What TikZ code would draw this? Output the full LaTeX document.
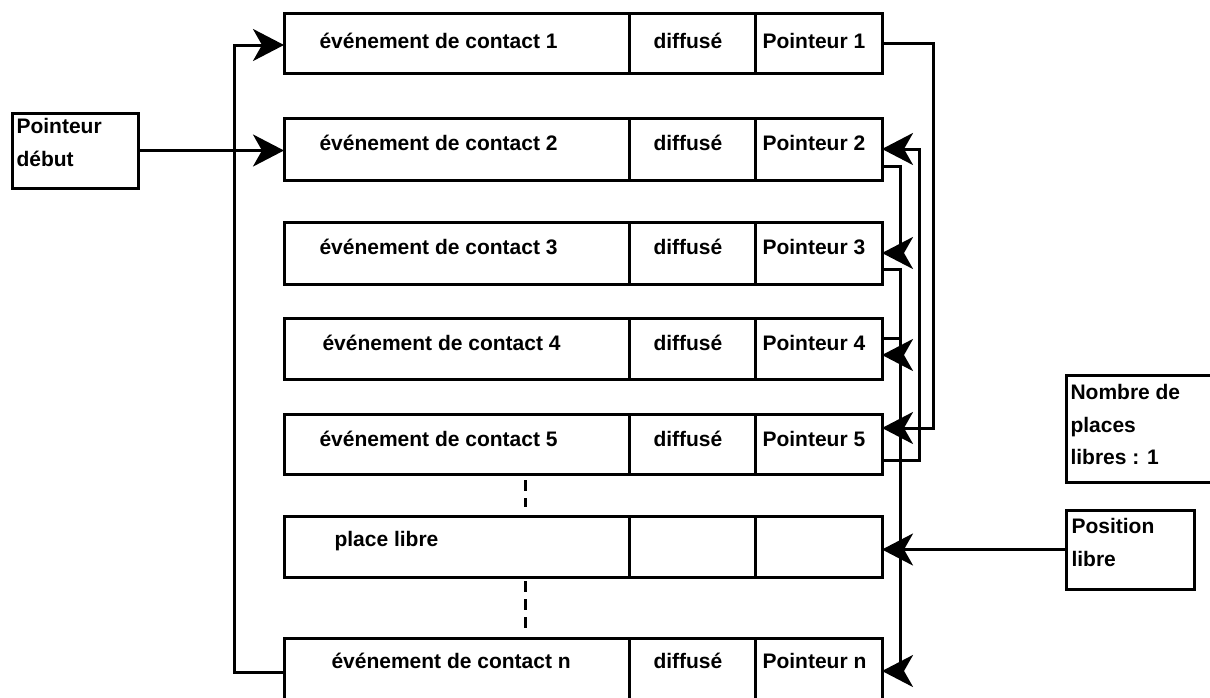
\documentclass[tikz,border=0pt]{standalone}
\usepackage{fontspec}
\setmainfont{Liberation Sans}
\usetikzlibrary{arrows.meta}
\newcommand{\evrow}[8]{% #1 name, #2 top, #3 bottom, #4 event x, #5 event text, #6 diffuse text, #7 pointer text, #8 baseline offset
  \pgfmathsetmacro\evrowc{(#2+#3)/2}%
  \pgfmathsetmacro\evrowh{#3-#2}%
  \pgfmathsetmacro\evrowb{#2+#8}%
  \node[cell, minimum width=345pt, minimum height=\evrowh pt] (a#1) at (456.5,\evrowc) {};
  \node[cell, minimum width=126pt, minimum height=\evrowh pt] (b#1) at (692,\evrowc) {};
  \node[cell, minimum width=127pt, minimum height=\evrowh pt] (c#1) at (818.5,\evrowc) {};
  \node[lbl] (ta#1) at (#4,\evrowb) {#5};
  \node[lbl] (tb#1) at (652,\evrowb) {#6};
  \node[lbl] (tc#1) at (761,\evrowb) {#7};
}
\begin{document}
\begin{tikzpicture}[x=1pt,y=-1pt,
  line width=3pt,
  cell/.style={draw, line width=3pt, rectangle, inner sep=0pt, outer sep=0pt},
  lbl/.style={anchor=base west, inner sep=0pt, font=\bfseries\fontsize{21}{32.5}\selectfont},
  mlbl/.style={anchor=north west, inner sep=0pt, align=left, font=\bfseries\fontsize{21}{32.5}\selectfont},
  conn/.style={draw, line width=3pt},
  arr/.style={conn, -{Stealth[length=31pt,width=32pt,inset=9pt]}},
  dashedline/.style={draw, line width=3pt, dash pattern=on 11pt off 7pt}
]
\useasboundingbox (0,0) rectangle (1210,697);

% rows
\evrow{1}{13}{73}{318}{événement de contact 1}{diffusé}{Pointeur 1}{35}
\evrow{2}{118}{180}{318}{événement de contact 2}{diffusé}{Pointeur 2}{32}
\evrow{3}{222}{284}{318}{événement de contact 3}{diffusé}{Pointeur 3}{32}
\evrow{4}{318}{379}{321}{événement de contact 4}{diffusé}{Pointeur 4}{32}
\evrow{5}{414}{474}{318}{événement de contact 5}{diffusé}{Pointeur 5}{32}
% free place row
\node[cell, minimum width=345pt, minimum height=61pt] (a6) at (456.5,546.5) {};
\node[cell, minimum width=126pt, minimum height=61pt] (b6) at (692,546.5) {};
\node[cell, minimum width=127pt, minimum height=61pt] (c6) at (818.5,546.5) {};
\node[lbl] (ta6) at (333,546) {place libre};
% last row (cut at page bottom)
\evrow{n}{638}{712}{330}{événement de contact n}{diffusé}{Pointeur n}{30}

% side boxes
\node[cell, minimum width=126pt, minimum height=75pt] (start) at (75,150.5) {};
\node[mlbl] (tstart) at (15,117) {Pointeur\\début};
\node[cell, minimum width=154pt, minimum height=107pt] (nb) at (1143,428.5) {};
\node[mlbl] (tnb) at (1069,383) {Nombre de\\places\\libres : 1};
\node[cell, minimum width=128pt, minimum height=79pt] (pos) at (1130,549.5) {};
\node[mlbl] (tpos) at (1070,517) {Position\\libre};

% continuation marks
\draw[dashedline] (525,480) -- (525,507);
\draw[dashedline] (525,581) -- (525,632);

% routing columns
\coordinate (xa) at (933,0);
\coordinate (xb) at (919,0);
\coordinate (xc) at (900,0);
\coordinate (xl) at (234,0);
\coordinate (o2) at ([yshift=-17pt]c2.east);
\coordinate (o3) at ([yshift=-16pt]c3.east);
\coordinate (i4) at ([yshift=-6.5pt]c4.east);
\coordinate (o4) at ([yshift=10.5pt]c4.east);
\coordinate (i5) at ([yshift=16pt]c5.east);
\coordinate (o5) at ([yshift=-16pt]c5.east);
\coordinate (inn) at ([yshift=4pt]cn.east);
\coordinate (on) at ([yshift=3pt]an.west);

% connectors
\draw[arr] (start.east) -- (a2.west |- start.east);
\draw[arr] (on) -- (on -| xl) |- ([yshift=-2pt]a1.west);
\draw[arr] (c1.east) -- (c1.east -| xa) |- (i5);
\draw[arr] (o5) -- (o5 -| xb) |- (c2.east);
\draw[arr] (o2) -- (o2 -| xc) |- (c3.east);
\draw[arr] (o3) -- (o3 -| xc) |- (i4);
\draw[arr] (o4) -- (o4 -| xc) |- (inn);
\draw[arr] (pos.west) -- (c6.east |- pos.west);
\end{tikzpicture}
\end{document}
****************
[Stated exercise] Write the material out again exactly as it appears, dropping the pictures.

[Response to the exercise]
What TikZ code would draw this? Output the full LaTeX document.
\documentclass[tikz,border=0pt]{standalone}
\usepackage{fontspec}
\setmainfont{Liberation Sans}
\usetikzlibrary{arrows.meta}
\newcommand{\evrow}[8]{% #1 name, #2 top, #3 bottom, #4 event x, #5 event text, #6 diffuse text, #7 pointer text, #8 baseline offset
  \pgfmathsetmacro\evrowc{(#2+#3)/2}%
  \pgfmathsetmacro\evrowh{#3-#2}%
  \pgfmathsetmacro\evrowb{#2+#8}%
  \node[cell, minimum width=345pt, minimum height=\evrowh pt] (a#1) at (456.5,\evrowc) {};
  \node[cell, minimum width=126pt, minimum height=\evrowh pt] (b#1) at (692,\evrowc) {};
  \node[cell, minimum width=127pt, minimum height=\evrowh pt] (c#1) at (818.5,\evrowc) {};
  \node[lbl] (ta#1) at (#4,\evrowb) {#5};
  \node[lbl] (tb#1) at (652,\evrowb) {#6};
  \node[lbl] (tc#1) at (761,\evrowb) {#7};
}
\begin{document}
\begin{tikzpicture}[x=1pt,y=-1pt,
  line width=3pt,
  cell/.style={draw, line width=3pt, rectangle, inner sep=0pt, outer sep=0pt},
  lbl/.style={anchor=base west, inner sep=0pt, font=\bfseries\fontsize{21}{32.5}\selectfont},
  mlbl/.style={anchor=north west, inner sep=0pt, align=left, font=\bfseries\fontsize{21}{32.5}\selectfont},
  conn/.style={draw, line width=3pt},
  arr/.style={conn, -{Stealth[length=31pt,width=32pt,inset=9pt]}},
  dashedline/.style={draw, line width=3pt, dash pattern=on 11pt off 7pt}
]
\useasboundingbox (0,0) rectangle (1210,697);

% rows
\evrow{1}{13}{73}{318}{événement de contact 1}{diffusé}{Pointeur 1}{35}
\evrow{2}{118}{180}{318}{événement de contact 2}{diffusé}{Pointeur 2}{32}
\evrow{3}{222}{284}{318}{événement de contact 3}{diffusé}{Pointeur 3}{32}
\evrow{4}{318}{379}{321}{événement de contact 4}{diffusé}{Pointeur 4}{32}
\evrow{5}{414}{474}{318}{événement de contact 5}{diffusé}{Pointeur 5}{32}
% free place row
\node[cell, minimum width=345pt, minimum height=61pt] (a6) at (456.5,546.5) {};
\node[cell, minimum width=126pt, minimum height=61pt] (b6) at (692,546.5) {};
\node[cell, minimum width=127pt, minimum height=61pt] (c6) at (818.5,546.5) {};
\node[lbl] (ta6) at (333,546) {place libre};
% last row (cut at page bottom)
\evrow{n}{638}{712}{330}{événement de contact n}{diffusé}{Pointeur n}{30}

% side boxes
\node[cell, minimum width=126pt, minimum height=75pt] (start) at (75,150.5) {};
\node[mlbl] (tstart) at (15,117) {Pointeur\\début};
\node[cell, minimum width=154pt, minimum height=107pt] (nb) at (1143,428.5) {};
\node[mlbl] (tnb) at (1069,383) {Nombre de\\places\\libres : 1};
\node[cell, minimum width=128pt, minimum height=79pt] (pos) at (1130,549.5) {};
\node[mlbl] (tpos) at (1070,517) {Position\\libre};

% continuation marks
\draw[dashedline] (525,480) -- (525,507);
\draw[dashedline] (525,581) -- (525,632);

% routing columns
\coordinate (xa) at (933,0);
\coordinate (xb) at (919,0);
\coordinate (xc) at (900,0);
\coordinate (xl) at (234,0);
\coordinate (o2) at ([yshift=-17pt]c2.east);
\coordinate (o3) at ([yshift=-16pt]c3.east);
\coordinate (i4) at ([yshift=-6.5pt]c4.east);
\coordinate (o4) at ([yshift=10.5pt]c4.east);
\coordinate (i5) at ([yshift=16pt]c5.east);
\coordinate (o5) at ([yshift=-16pt]c5.east);
\coordinate (inn) at ([yshift=4pt]cn.east);
\coordinate (on) at ([yshift=3pt]an.west);

% connectors
\draw[arr] (start.east) -- (a2.west |- start.east);
\draw[arr] (on) -- (on -| xl) |- ([yshift=-2pt]a1.west);
\draw[arr] (c1.east) -- (c1.east -| xa) |- (i5);
\draw[arr] (o5) -- (o5 -| xb) |- (c2.east);
\draw[arr] (o2) -- (o2 -| xc) |- (c3.east);
\draw[arr] (o3) -- (o3 -| xc) |- (i4);
\draw[arr] (o4) -- (o4 -| xc) |- (inn);
\draw[arr] (pos.west) -- (c6.east |- pos.west);
\end{tikzpicture}
\end{document}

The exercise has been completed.